Jangan lupa, perbedaan pada sekitar delapan mashab, yang diakui oleh pertemuan ulama di Amman pada tahun 2004 itu, hanya pada persoalan furu’iyah. KH. Muzadi lebih tajam lagi menyebut perbedaan pada ibnul furu’ alias anak ranting. Bukan pada subtansi atau batang dan akar ajaran agama.
Di sinilah perlu dicermati dan diwaspadai kenapa salafi wahabi demikian bernafsu berteriak kembali beribadah sesuai sunnah rasul dengan berbagai tudingan bid’ah bahkan kadang kafir, kepada mereka yang berbeda pendapat. Jelas, upaya keras mereka, bukan hal luar biasa bila memiliki agenda terselubung. Mereka pasti mengetahui realitas perbedaan, fakta kontekstual budaya dari sejak awal Islam turun telah merebak perbedaan serta Rasulpun menyikapi perbedaan dengan sangat arif. Mereka juga mengetahui perbedaan selalu pada persoalan kecil alias furu’iyah.

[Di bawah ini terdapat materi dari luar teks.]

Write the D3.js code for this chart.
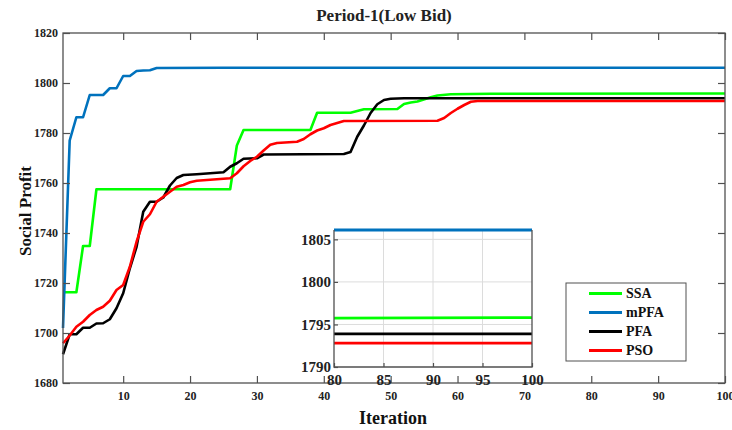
<!DOCTYPE html>
<html>
<head>
<meta charset="utf-8">
<script src="https://cdn.jsdelivr.net/npm/d3@7"></script>
<style>
  body { margin: 0; background: #fff; }
  svg text { font-family: "Liberation Serif", "Times New Roman", serif; font-weight: bold; }
</style>
</head>
<body>
<svg id="chart" width="732" height="430"></svg>
<script>
// values, [iteration, social profit]
const ssa = [[1,1716.3],[3,1716.3],[4,1734.8],[5,1734.8],[6,1757.5],[26,1757.5],[27,1775],[28,1781.2],
  [38,1781.2],[39,1788.1],[44,1788.1],[45,1788.8],[46,1789.5],[51,1789.6],[52,1791.6],[53,1792.2],
  [54,1792.6],[56,1794.3],[57,1795],[59,1795.5],[65,1795.7],[100,1795.8]]
const mpfa = [[1,1702],[2,1777],[3,1786.3],[4,1786.3],[5,1795.2],[7,1795.2],[8,1797.9],[9,1797.9],
  [10,1802.8],[11,1802.8],[12,1804.8],[13,1805],[14,1805.1],[15,1806],[25,1806.1],[100,1806.1]]
const pfa = [[1,1691.5],[2,1699.5],[3,1699.5],[4,1702.1],[5,1702.1],[6,1703.8],[7,1703.9],[8,1705.5],
  [9,1709.9],[10,1715.9],[11,1725.9],[12,1734.5],[13,1748.5],[14,1752.5],[15,1752.5],[16,1754.2],
  [17,1759],[18,1762],[19,1763.2],[21,1763.5],[25,1764.3],[26,1766.5],[27,1767.9],[28,1769.7],
  [30,1769.9],[31,1771.4],[43,1771.6],[44,1772.4],[45,1778.5],[46,1783],[47,1788],[48,1791.5],
  [49,1793.2],[50,1793.7],[52,1793.9],[100,1793.9]]
const pso = [[1,1695.9],[2,1699],[3,1702.5],[4,1704.5],[5,1707.2],[6,1709.2],[7,1710.5],[8,1712.9],
  [9,1717.2],[10,1719.2],[11,1726.5],[12,1736.5],[13,1744.5],[14,1747.5],[15,1752.5],[16,1754.5],
  [17,1756.5],[18,1758.5],[19,1759.2],[20,1760.3],[21,1760.9],[26,1761.9],[27,1763.9],[28,1766.7],
  [29,1768.8],[30,1770.5],[31,1773],[32,1775.3],[33,1776],[36,1776.5],[37,1777.6],[38,1779.5],
  [39,1781],[40,1781.9],[41,1783.2],[42,1784],[43,1784.8],[57,1784.9],[58,1786],[59,1788],
  [60,1789.7],[61,1791.2],[62,1792.5],[63,1792.8],[100,1792.8]]

const seriesNames = ["SSA", "mPFA", "PFA", "PSO"]
const seriesColors = ["#00ff00", "#0072bd", "#000000", "#ff0000"]
const seriesData = [ssa, mpfa, pfa, pso]

const xTicks = [10, 20, 30, 40, 50, 60, 70, 80, 90, 100]
const yTicks = [1680, 1700, 1720, 1740, 1760, 1780, 1800, 1820]
const insetXTicks = [80, 85, 90, 95, 100]
const insetYTicks = [1790, 1795, 1800, 1805]

const svg = d3.select("#chart")
const axisColor = "#505050"
const fmt = d3.format("d")

const x = d3.scaleLinear().domain([1, 100]).range([63, 725])
const y = d3.scaleLinear().domain([1680, 1820]).range([383, 33])

const line = d3.line().x(d => x(d[0])).y(d => y(d[1]))

// lines
svg.append("g")
  .selectAll("path")
  .data(seriesData)
  .join("path")
  .attr("fill", "none")
  .attr("stroke", (d, i) => seriesColors[i])
  .attr("stroke-width", 2.6)
  .attr("stroke-linejoin", "round")
  .attr("d", line)

// axes with inward ticks
function styleAxis(g, size) {
  g.attr("font-family", null).attr("font-size", null)
  g.select(".domain").remove()
  g.selectAll(".tick line").attr("stroke", axisColor).attr("stroke-width", 1.2)
  g.selectAll(".tick text").attr("fill", "#222").style("font-size", size + "px")
}

svg.append("g").attr("transform", "translate(0,383)")
  .call(d3.axisBottom(x).tickValues(xTicks).tickFormat(fmt).tickSizeInner(-7).tickSizeOuter(0).tickPadding(8))
  .call(styleAxis, 12)
svg.append("g").attr("transform", "translate(0,33)")
  .call(d3.axisTop(x).tickValues(xTicks).tickSizeInner(-7).tickSizeOuter(0).tickFormat(""))
  .call(styleAxis, 12)
svg.append("g").attr("transform", "translate(63,0)")
  .call(d3.axisLeft(y).tickValues(yTicks).tickFormat(fmt).tickSizeInner(-7).tickSizeOuter(0).tickPadding(5))
  .call(styleAxis, 12)
svg.append("g").attr("transform", "translate(725,0)")
  .call(d3.axisRight(y).tickValues(yTicks).tickSizeInner(-7).tickSizeOuter(0).tickFormat(""))
  .call(styleAxis, 12)

svg.append("rect")
  .attr("x", 63).attr("y", 33).attr("width", 725 - 63).attr("height", 383 - 33)
  .attr("fill", "none").attr("stroke", axisColor).attr("stroke-width", 1.3)

// labels
svg.append("text").attr("x", 384).attr("y", 21).attr("text-anchor", "middle")
  .style("font-size", "17px").attr("fill", "#222").text("Period-1(Low Bid)")
svg.append("text").attr("x", 393).attr("y", 424).attr("text-anchor", "middle")
  .style("font-size", "18px").attr("fill", "#111").text("Iteration")
svg.append("text").attr("transform", "translate(31,211) rotate(-90)").attr("text-anchor", "middle")
  .style("font-size", "17px").attr("fill", "#111").text("Social Profit")

// inset
const ix = d3.scaleLinear().domain([80, 100]).range([334, 532])
const iy = d3.scaleLinear().domain([1790, 1806.1]).range([367, 230])
const inset = svg.append("g")

inset.append("rect")
  .attr("x", 334).attr("y", 230).attr("width", 532 - 334).attr("height", 367 - 230)
  .attr("fill", "#fff")

inset.append("clipPath").attr("id", "insetClip")
  .append("rect").attr("x", 334).attr("y", 228).attr("width", 532 - 334).attr("height", 367 - 228)

inset.append("g").selectAll("line").data(insetXTicks.slice(1, -1)).join("line")
  .attr("x1", d => ix(d)).attr("x2", d => ix(d)).attr("y1", 230).attr("y2", 367)
  .attr("stroke", "#dcdcdc").attr("stroke-width", 1)
inset.append("g").selectAll("line").data(insetYTicks.slice(1)).join("line")
  .attr("x1", 334).attr("x2", 532).attr("y1", d => iy(d)).attr("y2", d => iy(d))
  .attr("stroke", "#dcdcdc").attr("stroke-width", 1)

const iline = d3.line().x(d => ix(d[0])).y(d => iy(d[1]))
inset.append("g").attr("clip-path", "url(#insetClip)")
  .selectAll("path")
  .data(seriesData)
  .join("path")
  .attr("fill", "none")
  .attr("stroke", (d, i) => seriesColors[i])
  .attr("stroke-width", 2.8)
  .attr("d", iline)

inset.append("g").attr("transform", "translate(0,367)")
  .call(d3.axisBottom(ix).tickValues(insetXTicks).tickFormat(fmt).tickSizeInner(-4).tickSizeOuter(0).tickPadding(7))
  .call(styleAxis, 15)
inset.append("g").attr("transform", "translate(334,0)")
  .call(d3.axisLeft(iy).tickValues(insetYTicks).tickFormat(fmt).tickSizeInner(-4).tickSizeOuter(0).tickPadding(3))
  .call(styleAxis, 15)

inset.append("path")
  .attr("d", `M334,230V367H532V230`)
  .attr("fill", "none").attr("stroke", axisColor).attr("stroke-width", 1.3)

// legend
const legend = svg.append("g").attr("transform", "translate(566,283)")
legend.append("rect").attr("width", 120).attr("height", 78)
  .attr("fill", "#fff").attr("stroke", axisColor).attr("stroke-width", 1)
const item = legend.selectAll(".item").data(seriesNames).join("g")
  .attr("transform", (d, i) => `translate(0,${10.5 + i * 19})`)
item.append("line").attr("x1", 23).attr("x2", 56)
  .attr("stroke", (d, i) => seriesColors[i]).attr("stroke-width", 2.8)
item.append("text").attr("x", 60).attr("dy", "0.35em")
  .style("font-size", "14px").attr("fill", "#111").text(d => d)
</script>
</body>
</html>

Apa latar belakang dan agenda terselubung mereka. Inilah, yang perlu diwaspadai karena yang mereka lakukan merupakan ironi, yang telah menimbulkan kegaduhan dalam beragama. Ummat dibuat sibuk urusan elementer seperti soal beduk, klepon, jabat tangan, wayang dan lainnya sehingga melupakan hal besar soal keadilan, kemiskinan, keterbelakangan. Terasa pula potensi menciptakan konflik di tengah masyarakat. Ummat perlu menyadari bibit-bibit konflik yang disebar mereka.